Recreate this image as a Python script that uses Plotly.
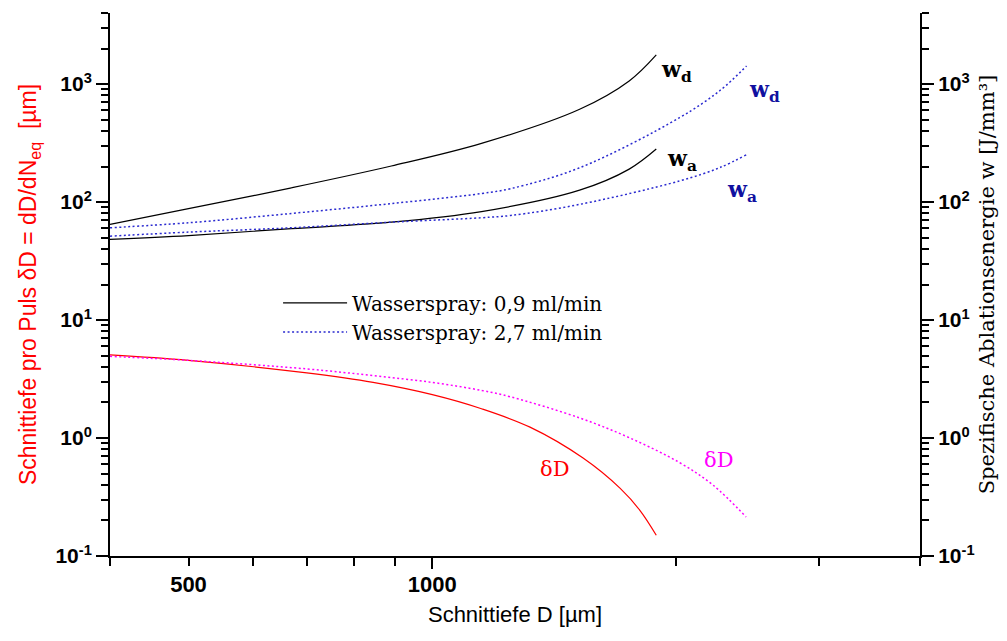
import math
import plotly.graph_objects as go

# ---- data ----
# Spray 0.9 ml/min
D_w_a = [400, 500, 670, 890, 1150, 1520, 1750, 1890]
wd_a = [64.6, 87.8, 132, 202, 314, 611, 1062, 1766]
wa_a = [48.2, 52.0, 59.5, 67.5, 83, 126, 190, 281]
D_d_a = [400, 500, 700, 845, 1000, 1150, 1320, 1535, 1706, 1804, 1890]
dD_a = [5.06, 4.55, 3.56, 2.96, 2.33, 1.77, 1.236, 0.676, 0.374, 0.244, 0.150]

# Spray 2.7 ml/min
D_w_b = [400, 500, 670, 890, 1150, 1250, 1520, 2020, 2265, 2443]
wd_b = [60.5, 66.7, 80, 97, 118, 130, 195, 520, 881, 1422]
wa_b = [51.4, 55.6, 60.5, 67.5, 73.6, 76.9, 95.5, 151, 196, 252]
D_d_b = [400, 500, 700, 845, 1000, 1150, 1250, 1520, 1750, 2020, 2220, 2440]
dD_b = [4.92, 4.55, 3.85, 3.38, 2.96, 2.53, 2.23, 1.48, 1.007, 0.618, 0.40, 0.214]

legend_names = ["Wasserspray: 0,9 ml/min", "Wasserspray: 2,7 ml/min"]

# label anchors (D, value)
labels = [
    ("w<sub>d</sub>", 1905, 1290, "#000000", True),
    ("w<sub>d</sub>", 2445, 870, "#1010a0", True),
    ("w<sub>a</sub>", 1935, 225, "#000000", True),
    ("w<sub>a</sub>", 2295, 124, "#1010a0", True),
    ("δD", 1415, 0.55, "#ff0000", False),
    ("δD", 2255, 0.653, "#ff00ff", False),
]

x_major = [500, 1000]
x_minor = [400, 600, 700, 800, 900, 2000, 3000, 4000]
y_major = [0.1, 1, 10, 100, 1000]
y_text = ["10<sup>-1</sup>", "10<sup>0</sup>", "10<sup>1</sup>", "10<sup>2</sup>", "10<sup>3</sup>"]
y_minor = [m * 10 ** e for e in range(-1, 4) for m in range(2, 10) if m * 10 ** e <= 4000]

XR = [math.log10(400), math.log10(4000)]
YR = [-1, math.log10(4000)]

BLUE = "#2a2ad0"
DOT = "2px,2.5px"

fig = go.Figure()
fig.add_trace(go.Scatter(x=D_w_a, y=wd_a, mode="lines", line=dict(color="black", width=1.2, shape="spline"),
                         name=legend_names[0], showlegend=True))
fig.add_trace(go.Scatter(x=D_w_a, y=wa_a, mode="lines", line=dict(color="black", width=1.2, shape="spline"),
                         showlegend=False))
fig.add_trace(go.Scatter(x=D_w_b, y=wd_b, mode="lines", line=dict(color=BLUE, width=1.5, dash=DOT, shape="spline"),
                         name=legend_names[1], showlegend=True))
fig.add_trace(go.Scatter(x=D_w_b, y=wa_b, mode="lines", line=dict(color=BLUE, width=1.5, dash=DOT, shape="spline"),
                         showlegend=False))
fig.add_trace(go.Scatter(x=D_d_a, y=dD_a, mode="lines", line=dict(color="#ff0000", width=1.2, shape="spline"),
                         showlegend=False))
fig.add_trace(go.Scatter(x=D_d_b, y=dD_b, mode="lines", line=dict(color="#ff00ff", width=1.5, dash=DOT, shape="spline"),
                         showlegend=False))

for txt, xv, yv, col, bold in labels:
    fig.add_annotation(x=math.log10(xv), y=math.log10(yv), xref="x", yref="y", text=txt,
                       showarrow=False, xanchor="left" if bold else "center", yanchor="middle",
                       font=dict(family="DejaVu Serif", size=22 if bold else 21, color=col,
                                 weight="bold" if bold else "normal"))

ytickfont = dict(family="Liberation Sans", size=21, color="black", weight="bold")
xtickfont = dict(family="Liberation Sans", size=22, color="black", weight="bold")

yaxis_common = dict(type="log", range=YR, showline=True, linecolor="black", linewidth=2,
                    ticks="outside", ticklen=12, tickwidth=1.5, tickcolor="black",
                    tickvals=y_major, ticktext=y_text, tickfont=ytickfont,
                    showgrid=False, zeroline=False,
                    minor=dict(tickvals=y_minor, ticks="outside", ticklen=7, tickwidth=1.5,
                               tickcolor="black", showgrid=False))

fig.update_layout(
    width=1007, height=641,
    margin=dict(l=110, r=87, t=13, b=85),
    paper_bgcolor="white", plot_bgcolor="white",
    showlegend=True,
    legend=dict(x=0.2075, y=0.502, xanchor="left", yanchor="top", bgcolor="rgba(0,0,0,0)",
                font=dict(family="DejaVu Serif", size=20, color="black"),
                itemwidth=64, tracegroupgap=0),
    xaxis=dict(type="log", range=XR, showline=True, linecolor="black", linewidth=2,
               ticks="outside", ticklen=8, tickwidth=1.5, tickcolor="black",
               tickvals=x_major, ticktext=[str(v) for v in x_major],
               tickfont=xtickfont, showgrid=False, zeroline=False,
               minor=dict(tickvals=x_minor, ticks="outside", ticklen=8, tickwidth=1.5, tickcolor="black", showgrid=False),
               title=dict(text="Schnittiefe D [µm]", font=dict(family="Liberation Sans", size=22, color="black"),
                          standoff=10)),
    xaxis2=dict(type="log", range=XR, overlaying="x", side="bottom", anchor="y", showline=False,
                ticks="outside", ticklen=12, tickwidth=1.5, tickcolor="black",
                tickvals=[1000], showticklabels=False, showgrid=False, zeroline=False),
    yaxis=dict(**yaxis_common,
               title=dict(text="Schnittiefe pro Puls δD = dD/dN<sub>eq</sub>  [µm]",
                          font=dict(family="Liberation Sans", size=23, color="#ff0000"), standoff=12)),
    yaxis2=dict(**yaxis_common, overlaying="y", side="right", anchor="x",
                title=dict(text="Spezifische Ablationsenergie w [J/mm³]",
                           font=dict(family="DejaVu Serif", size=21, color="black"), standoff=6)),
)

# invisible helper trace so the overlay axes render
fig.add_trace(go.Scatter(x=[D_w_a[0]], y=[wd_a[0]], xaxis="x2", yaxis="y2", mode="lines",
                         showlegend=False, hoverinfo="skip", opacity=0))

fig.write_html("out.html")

----------------------------------------

▶ Task to carry out: Transcribe each line above verbatim, with the pictures left out.

▶ Answer below:
Recreate this image as a Python script that uses Plotly.
import math
import plotly.graph_objects as go

# ---- data ----
# Spray 0.9 ml/min
D_w_a = [400, 500, 670, 890, 1150, 1520, 1750, 1890]
wd_a = [64.6, 87.8, 132, 202, 314, 611, 1062, 1766]
wa_a = [48.2, 52.0, 59.5, 67.5, 83, 126, 190, 281]
D_d_a = [400, 500, 700, 845, 1000, 1150, 1320, 1535, 1706, 1804, 1890]
dD_a = [5.06, 4.55, 3.56, 2.96, 2.33, 1.77, 1.236, 0.676, 0.374, 0.244, 0.150]

# Spray 2.7 ml/min
D_w_b = [400, 500, 670, 890, 1150, 1250, 1520, 2020, 2265, 2443]
wd_b = [60.5, 66.7, 80, 97, 118, 130, 195, 520, 881, 1422]
wa_b = [51.4, 55.6, 60.5, 67.5, 73.6, 76.9, 95.5, 151, 196, 252]
D_d_b = [400, 500, 700, 845, 1000, 1150, 1250, 1520, 1750, 2020, 2220, 2440]
dD_b = [4.92, 4.55, 3.85, 3.38, 2.96, 2.53, 2.23, 1.48, 1.007, 0.618, 0.40, 0.214]

legend_names = ["Wasserspray: 0,9 ml/min", "Wasserspray: 2,7 ml/min"]

# label anchors (D, value)
labels = [
    ("w<sub>d</sub>", 1905, 1290, "#000000", True),
    ("w<sub>d</sub>", 2445, 870, "#1010a0", True),
    ("w<sub>a</sub>", 1935, 225, "#000000", True),
    ("w<sub>a</sub>", 2295, 124, "#1010a0", True),
    ("δD", 1415, 0.55, "#ff0000", False),
    ("δD", 2255, 0.653, "#ff00ff", False),
]

x_major = [500, 1000]
x_minor = [400, 600, 700, 800, 900, 2000, 3000, 4000]
y_major = [0.1, 1, 10, 100, 1000]
y_text = ["10<sup>-1</sup>", "10<sup>0</sup>", "10<sup>1</sup>", "10<sup>2</sup>", "10<sup>3</sup>"]
y_minor = [m * 10 ** e for e in range(-1, 4) for m in range(2, 10) if m * 10 ** e <= 4000]

XR = [math.log10(400), math.log10(4000)]
YR = [-1, math.log10(4000)]

BLUE = "#2a2ad0"
DOT = "2px,2.5px"

fig = go.Figure()
fig.add_trace(go.Scatter(x=D_w_a, y=wd_a, mode="lines", line=dict(color="black", width=1.2, shape="spline"),
                         name=legend_names[0], showlegend=True))
fig.add_trace(go.Scatter(x=D_w_a, y=wa_a, mode="lines", line=dict(color="black", width=1.2, shape="spline"),
                         showlegend=False))
fig.add_trace(go.Scatter(x=D_w_b, y=wd_b, mode="lines", line=dict(color=BLUE, width=1.5, dash=DOT, shape="spline"),
                         name=legend_names[1], showlegend=True))
fig.add_trace(go.Scatter(x=D_w_b, y=wa_b, mode="lines", line=dict(color=BLUE, width=1.5, dash=DOT, shape="spline"),
                         showlegend=False))
fig.add_trace(go.Scatter(x=D_d_a, y=dD_a, mode="lines", line=dict(color="#ff0000", width=1.2, shape="spline"),
                         showlegend=False))
fig.add_trace(go.Scatter(x=D_d_b, y=dD_b, mode="lines", line=dict(color="#ff00ff", width=1.5, dash=DOT, shape="spline"),
                         showlegend=False))

for txt, xv, yv, col, bold in labels:
    fig.add_annotation(x=math.log10(xv), y=math.log10(yv), xref="x", yref="y", text=txt,
                       showarrow=False, xanchor="left" if bold else "center", yanchor="middle",
                       font=dict(family="DejaVu Serif", size=22 if bold else 21, color=col,
                                 weight="bold" if bold else "normal"))

ytickfont = dict(family="Liberation Sans", size=21, color="black", weight="bold")
xtickfont = dict(family="Liberation Sans", size=22, color="black", weight="bold")

yaxis_common = dict(type="log", range=YR, showline=True, linecolor="black", linewidth=2,
                    ticks="outside", ticklen=12, tickwidth=1.5, tickcolor="black",
                    tickvals=y_major, ticktext=y_text, tickfont=ytickfont,
                    showgrid=False, zeroline=False,
                    minor=dict(tickvals=y_minor, ticks="outside", ticklen=7, tickwidth=1.5,
                               tickcolor="black", showgrid=False))

fig.update_layout(
    width=1007, height=641,
    margin=dict(l=110, r=87, t=13, b=85),
    paper_bgcolor="white", plot_bgcolor="white",
    showlegend=True,
    legend=dict(x=0.2075, y=0.502, xanchor="left", yanchor="top", bgcolor="rgba(0,0,0,0)",
                font=dict(family="DejaVu Serif", size=20, color="black"),
                itemwidth=64, tracegroupgap=0),
    xaxis=dict(type="log", range=XR, showline=True, linecolor="black", linewidth=2,
               ticks="outside", ticklen=8, tickwidth=1.5, tickcolor="black",
               tickvals=x_major, ticktext=[str(v) for v in x_major],
               tickfont=xtickfont, showgrid=False, zeroline=False,
               minor=dict(tickvals=x_minor, ticks="outside", ticklen=8, tickwidth=1.5, tickcolor="black", showgrid=False),
               title=dict(text="Schnittiefe D [µm]", font=dict(family="Liberation Sans", size=22, color="black"),
                          standoff=10)),
    xaxis2=dict(type="log", range=XR, overlaying="x", side="bottom", anchor="y", showline=False,
                ticks="outside", ticklen=12, tickwidth=1.5, tickcolor="black",
                tickvals=[1000], showticklabels=False, showgrid=False, zeroline=False),
    yaxis=dict(**yaxis_common,
               title=dict(text="Schnittiefe pro Puls δD = dD/dN<sub>eq</sub>  [µm]",
                          font=dict(family="Liberation Sans", size=23, color="#ff0000"), standoff=12)),
    yaxis2=dict(**yaxis_common, overlaying="y", side="right", anchor="x",
                title=dict(text="Spezifische Ablationsenergie w [J/mm³]",
                           font=dict(family="DejaVu Serif", size=21, color="black"), standoff=6)),
)

# invisible helper trace so the overlay axes render
fig.add_trace(go.Scatter(x=[D_w_a[0]], y=[wd_a[0]], xaxis="x2", yaxis="y2", mode="lines",
                         showlegend=False, hoverinfo="skip", opacity=0))

fig.write_html("out.html")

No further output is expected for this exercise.